『核融合エネルギーのきほん』を読んだ
『核融合エネルギーのきほん』の読書メモです。
読んだ動機・感想
- 天文学が好きで恒星内部の核融合反応について学んでいる中で、それを人工的に実現する核融合炉の仕組みに興味が湧き、たまたま見かけた本書を読みました。
- 核融合反応の仕組みから、それを検証・実現する実験炉の仕組み、そして社会における核融合エネルギーの意義など、多様な視点から核融合エネルギーについて紹介していて、とても勉強になりました。説明も平易なため、最初の一冊にぴったりだと思います (私はこの一冊しか読んでいないので類書と比較できませんが・・・)
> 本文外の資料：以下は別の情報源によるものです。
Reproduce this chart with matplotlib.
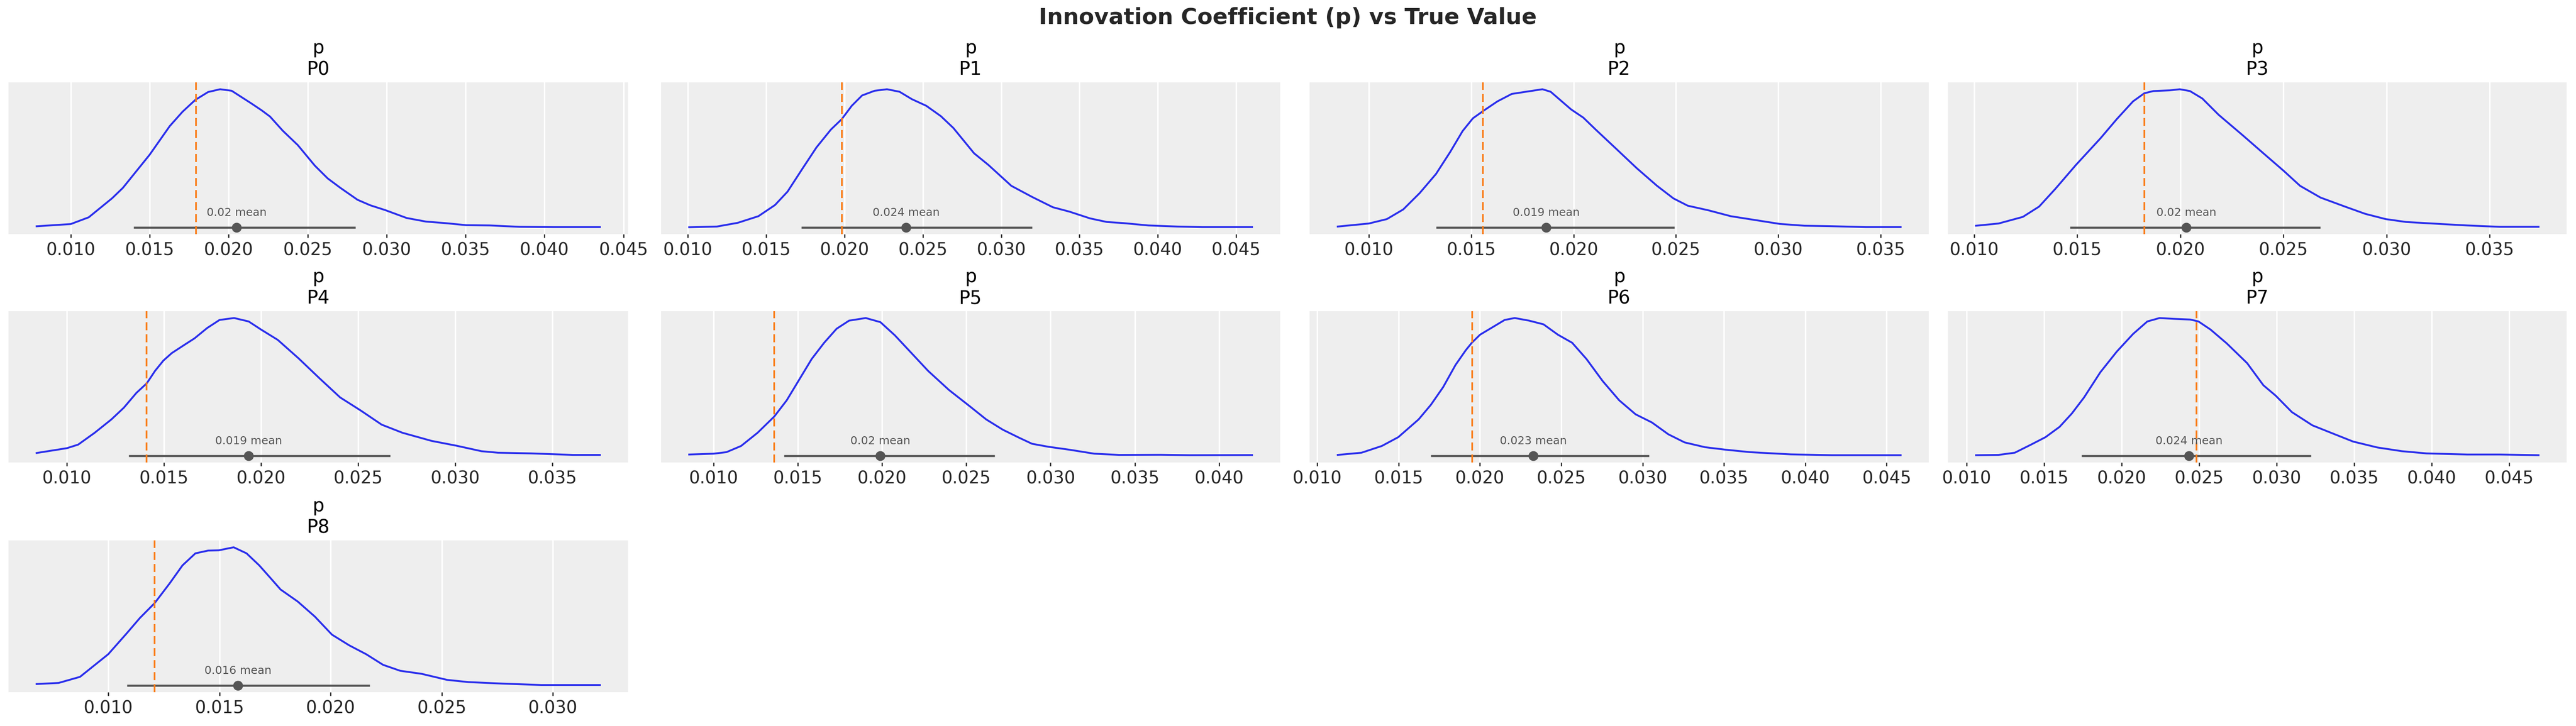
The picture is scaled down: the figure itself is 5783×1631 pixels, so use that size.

- 謝辞によると、核融合分野に関わる文部科学省・大学・研究機関が協力してアウトリーチ活動を行っており、その一環として本書が書かれたそうです。
読書メモ
第 1 章 核融合エネルギーとはなにか?
- 人類のエネルギー利用の歴史、燃焼の仕組み、エネルギー源としての水素、核融合反応の仕組み、恒星における核融合反応、超新星爆発と星の輪廻転生、核融合反応と他のエネルギー源との比較、など。
第 2 章 核融合エネルギー実現のために必要なこと
- プラズマの閉じ込め方、核融合炉の方式 (トカマク・ヘリカル・レーザーなど) と実際の実験装置、熱の取り出し方と電気への変換方法、核融合に耐える材料、三重水素の再生成、プラズマの計測・制御、炉のメンテナンス、など。
- トカマク型がトーラス状コイルの周りのねじれた磁力線の中にプラズマを閉じ込めるというのは聞きかじってたけど、そのねじりは二種類の電流(コイル電流とプラズマ電流)による磁場(トロイダル磁場とポロイダル磁場)を合成することで作るのか。一方、ヘリカル型はコイル自体をねじっている。
- 重水素と三重水素の核融合反応 (D-T 反応) によりアルファ粒子と中性子が発生する。ブランケットと呼ばれる内壁で中性子の遮蔽・熱エネルギーの取り出し・三重水素の取り出しが行われ、アルファ粒子は磁場に沿って核融合炉下部のダイバータ板に集められてそこで熱エネルギーが取り出される。
- 飛び出した中性子をリチウムに当てると三重水素が生成される。反応を継続するには核融合に使用した三重水素よりも多くの三重水素を生成する必要があり、ブランケットを工夫することで中性子数を増やして三重水素をさらに生成するらしい。
- D-T 反応で生成されたヘリウムはダイバータ板を経由して排気して取り出す。これには重水素や三重水素も混ざっているので、それは燃料として再投入される。燃料をうまく再循環させる仕組みが作られていて面白いな。
第 3 章 核融合エネルギーの安全と環境問題
- エネルギー政策における核融合炉の位置づけ、実用化に向けた開発計画、核融合の安全性、廃棄物の種類とその最小化、核融合に使う資源とその埋蔵量、核融合の燃料サイクル、など。
第 4 章 核融合エネルギーとビジネスについて
- エネルギー産業の歴史、スタートアップ企業による核融合の研究とビジネス、核融合技術開発の他分野への応用、など。
第 5 章 教育現場で核融合の理解を深める
- エネルギー政策に関する議論の注意点、次世代の研究者・技術者の育成について、国内で核融合を研究・開発している大学や研究機関の紹介、核融合を学び体験できる施設やイベント、自己点火条件の式、など。
第 6 章 核融合エネルギーが実現化するとどのような世の中になるのか
- 核融合による宇宙ロケットの開発とそれによる惑星間・恒星間旅行の期間短縮、など。